Barry’s godfather was Bobby’s teammate, Willie Mays. Mays saw a lot of himself in the swift and powerful Bonds, and took him under his wing. He was also serious about his godfathering duties, watching over Barry as he shagged fly balls during the Giants’ batting practice.

“My dream was just to play in the Major Leagues. I never saw anything that far ahead...I never tried to predict the future,” Bond said of his youth. “I just wanted to try to get to the next step. I wanted to go to college, because I thought if I could play at the next level with all the top athletes in that caliber, then I was ready for the next level. I never tried to jump too far ahead of myself.”

As early as Barry can remember, both Willie and his dad were feeding him baseball advice. They filled Barry’s young mind with the little secrets that had made them great ballplayers.

Barry also recalls his father attending his Little League games in the Northern California suburb of San Carlos—watching from his parked car so as not to create a commotion in the stands and steal his son’s spotlight.

"I've been able to do things with my father's help that I never thought I could do," Bonds said. "Nothing made me more proud than for my dad never to say anything I couldn't be. And I know he did that on purpose because outside the ballpark and at home he was a whole different person. All I wanted to do was outperform him.”

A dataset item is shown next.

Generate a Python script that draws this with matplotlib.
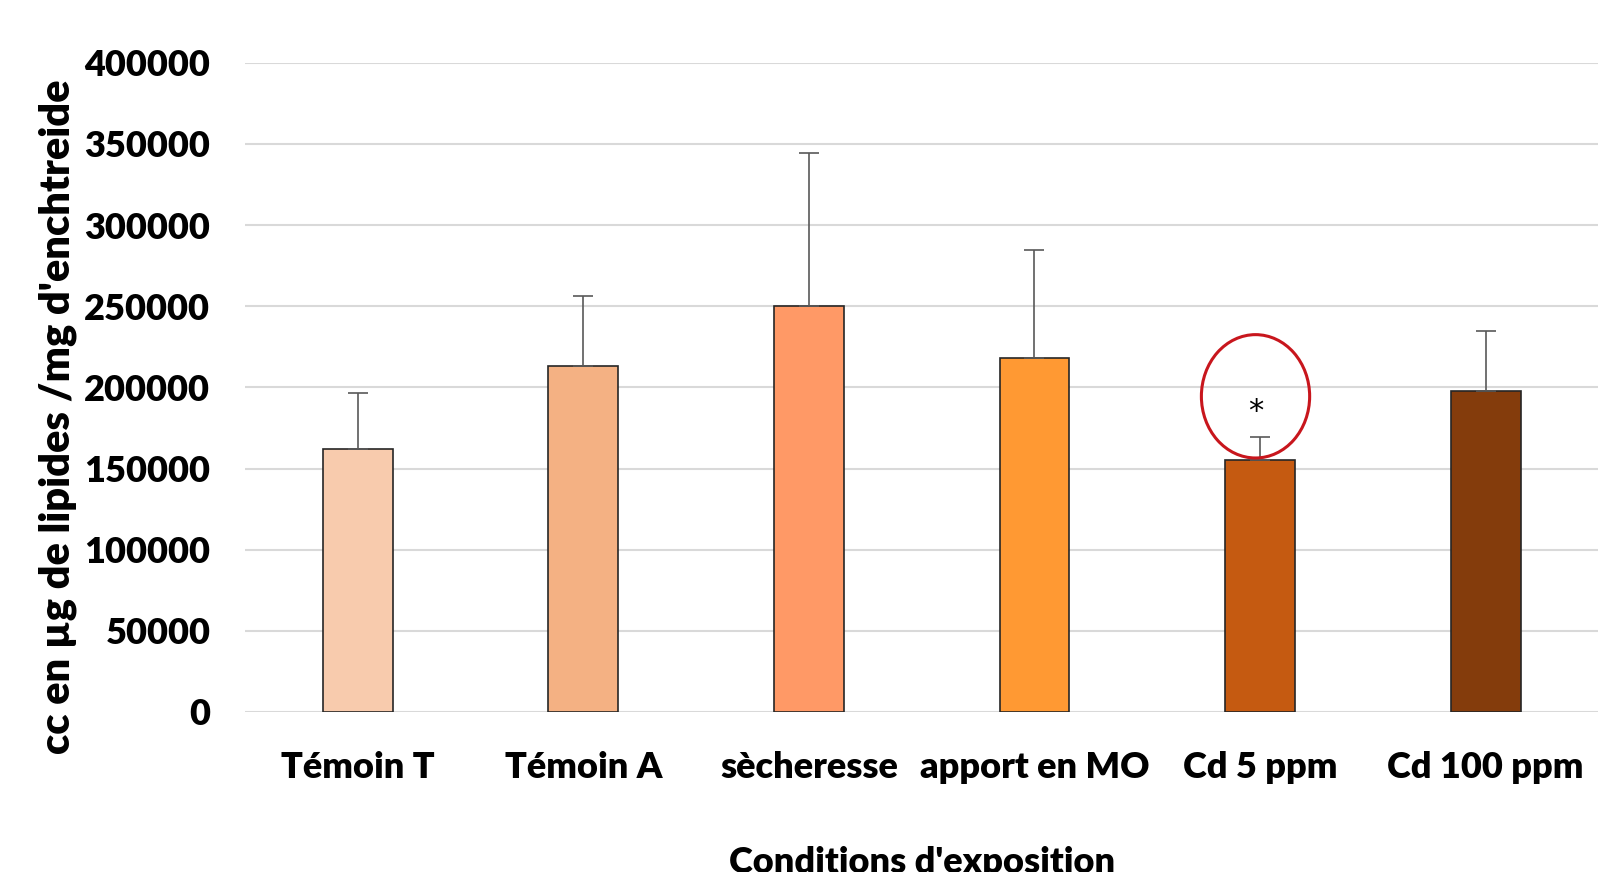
import matplotlib
matplotlib.use("Agg")
import matplotlib.pyplot as plt
from matplotlib.patches import Ellipse
import numpy as np

# data
conditions = ["Témoin T", "Témoin A", "sècheresse", "apport en MO", "Cd 5 ppm", "Cd 100 ppm"]
means = [162000, 213000, 250000, 218000, 155500, 198000]
errors = [34500, 43500, 94500, 66500, 14000, 37000]
colors = ["#F8CBAD", "#F4B183", "#FF9966", "#FF9933", "#C55A11", "#843C0C"]
yticks = [0, 50000, 100000, 150000, 200000, 250000, 300000, 350000, 400000]
marked = 4  # Cd 5 ppm, significant difference

plt.rcParams["font.family"] = ["Lato", "DejaVu Sans"]
plt.rcParams["font.weight"] = "heavy"
FS = 26

fig = plt.figure(figsize=(16.08, 8.72), dpi=100)
ax = fig.add_axes([0.1524, 0.1835, 0.8416, 0.7445])

x = np.arange(len(conditions))
ax.bar(x, means, width=0.31, color=colors, edgecolor="#262626", linewidth=1.2, zorder=3)
ax.errorbar(x, means, yerr=[np.zeros(len(errors)), errors], fmt="none",
            ecolor="#595959", elinewidth=1.2, capsize=7, capthick=1.2, zorder=4)

# significance mark
ax.text(x[marked] - 0.02, 185000, "*", ha="center", va="center", fontsize=22,
        fontweight="normal", family="DejaVu Sans", zorder=5)
ax.add_patch(Ellipse((x[marked] - 0.02, 194500), width=0.48, height=76000,
                     fill=False, edgecolor="#C8161D", linewidth=2.2, zorder=5))

ax.set_xlim(-0.5, len(conditions) - 0.5)
ax.set_ylim(0, 400000)
ax.set_yticks(yticks)
ax.set_yticklabels([str(v) for v in yticks])
ax.set_xticks(x)
ax.set_xticklabels(conditions)
ax.tick_params(axis="both", length=0, labelsize=FS)
ax.tick_params(axis="x", pad=28)
ax.tick_params(axis="y", pad=25)

ax.yaxis.grid(True, color="#D9D9D9", linewidth=1.5, zorder=0)
ax.set_axisbelow(True)
for s in ax.spines.values():
    s.set_visible(False)

ax.set_xlabel("Conditions d'exposition", fontsize=FS, fontweight="heavy", labelpad=45)
ax.set_ylabel("cc en µg de lipides /mg d'enchtreide", fontsize=30, fontweight="heavy", labelpad=5)
ax.yaxis.label.set_y(0.455)

fig.savefig("out.png", dpi=100)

And, by most every standard, he has done just that.

Other Bonds Achievements

In 2001, Bonds' slugging percentage of (.863) set a single-season record. He also slugged .812 in 2004, only the second time in history that a player has bettered .800 twice (Babe Ruth was the other, with .847 in 1920 and .846 in 1921, respectively).

In 2002, Bonds amassed a .582 on-base percentage, breaking Ted Williams' 1941 record of .551. In 2004, Bonds finished with a .609 OBP, the only time a player has bettered .600 over a full season.

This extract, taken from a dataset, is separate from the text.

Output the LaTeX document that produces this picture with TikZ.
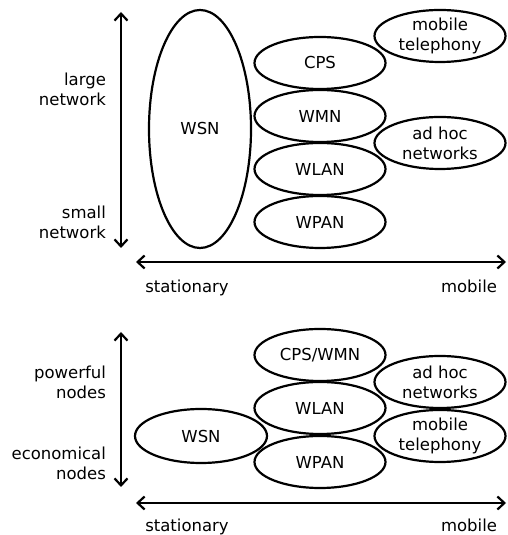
\documentclass[tikz,border=0pt]{standalone}
\usepackage{fontspec}
\setmainfont{DejaVu Sans}
\usetikzlibrary{shapes.geometric,arrows.meta}
\begin{document}
\begin{tikzpicture}[x=1pt, y=1pt, font=\fontsize{16.5}{20}\selectfont, line width=2.2pt, line join=round,
		net/.style={ellipse, draw, minimum width=131pt, minimum height=52pt, inner sep=0pt, align=center},
		axis/.style={{Straight Barb[length=7pt,width=13pt]}-{Straight Barb[length=7pt,width=13pt]}},
		side/.style={anchor=east, align=right, inner sep=0pt}]
	\useasboundingbox (0,0) rectangle (507,535);
	% top: size of the network
	\node[net, minimum width=102pt, minimum height=238pt] (wsnA) at (200,406) {WSN};
	\node[net] (cpsA) at (320,472) {CPS};
	\node[net] (wmnA) at (320,419) {WMN};
	\node[net] (wlanA) at (320,366) {WLAN};
	\node[net] (wpanA) at (320,313) {WPAN};
	\node[net] (mobA) at (440,499) {mobile\\telephony};
	\node[net] (adhocA) at (440,392) {ad hoc\\networks};
	\coordinate (upA) at (121,523);
	\coordinate (downA) at (121,287);
	\coordinate (leftA) at (136,273);
	\coordinate (rightA) at (506,273);
	\draw[axis] (downA) -- (upA);
	\draw[axis] (leftA) -- (rightA);
	\node[side] (largeA) at (107,445.5) {large\\network};
	\node[side] (smallA) at (107,312.5) {small\\network};
	\node[anchor=base] (statA) at (187,242) {stationary};
	\node[anchor=base] (movA) at (469,242) {mobile};
	% bottom: power of the nodes
	\node[net, minimum width=132pt, minimum height=54pt] (wsnB) at (201,99) {WSN};
	\node[net] (cpswmnB) at (320,180) {CPS/WMN};
	\node[net] (wlanB) at (320,127) {WLAN};
	\node[net] (wpanB) at (320,73) {WPAN};
	\node[net] (adhocB) at (440,153) {ad hoc\\networks};
	\node[net] (mobB) at (440,99) {mobile\\telephony};
	\coordinate (upB) at (121,203);
	\coordinate (downB) at (121,48);
	\coordinate (leftB) at (136,32);
	\coordinate (rightB) at (506,32);
	\draw[axis] (downB) -- (upB);
	\draw[axis] (leftB) -- (rightB);
	\node[side] (powB) at (107,153) {powerful\\nodes};
	\node[side] (ecoB) at (107,72) {economical\\nodes};
	\node[anchor=base] (statB) at (187,3) {stationary};
	\node[anchor=base] (movB) at (469,3) {mobile};
\end{tikzpicture}
\end{document}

In 2002, Bonds won the National League batting title with a .370 average, becoming the oldest player to win the honor for the first time. In 2004, he won his second batting title with a .362 average.

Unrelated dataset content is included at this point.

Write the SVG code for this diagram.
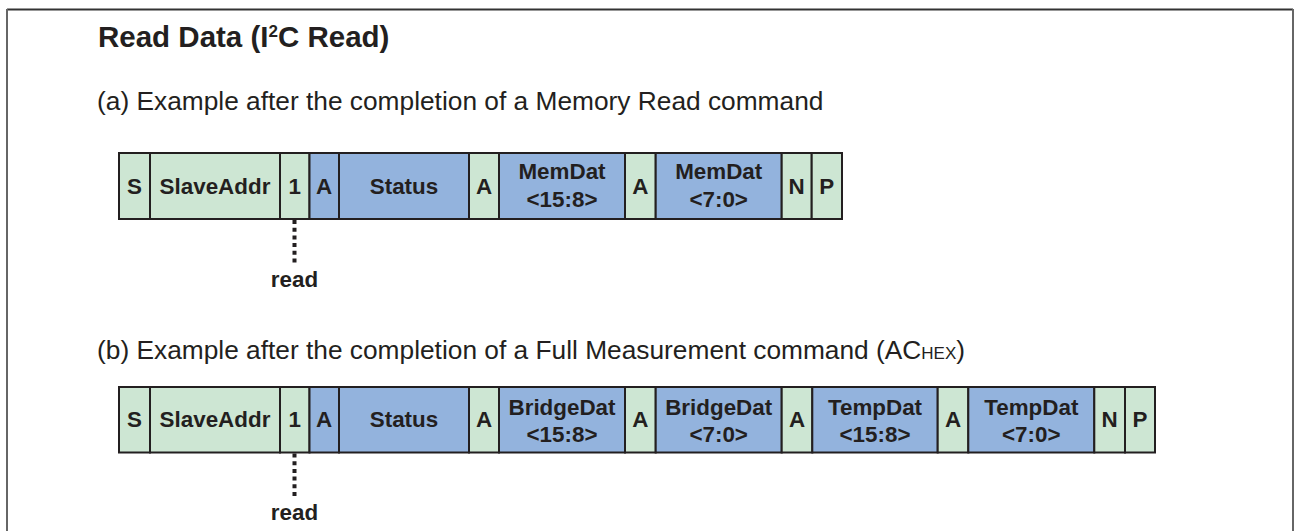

During the 2002 post-season, Bonds set the record for most home runs hit in a single post-season (8). Bonds hit .471 with 4 home runs and 13 walks (seven intentional) in the World Series, thereby slugging 1.294 with a .700 on-base percentage. All but the batting average were World Series records.

In 2004, Bonds set the OPS single season record with 1.422.

In 2004, Bonds became the first player in history with more times on base (376) than official times at bat (373). This was due to the record number of walks, which count as a time on base but not a time at bat. He had 135 hits, 232 walks, and 9 hit-by-pitches for the 376 number.

Bonds has won the National League Player of the Month award thirteen times, which is a record for either league. The next highest in either league is Frank Thomas who won the A.L. award eight times and the next highest total in the N.L. is only six held by George Foster, Pete Rose and Dale Murphy.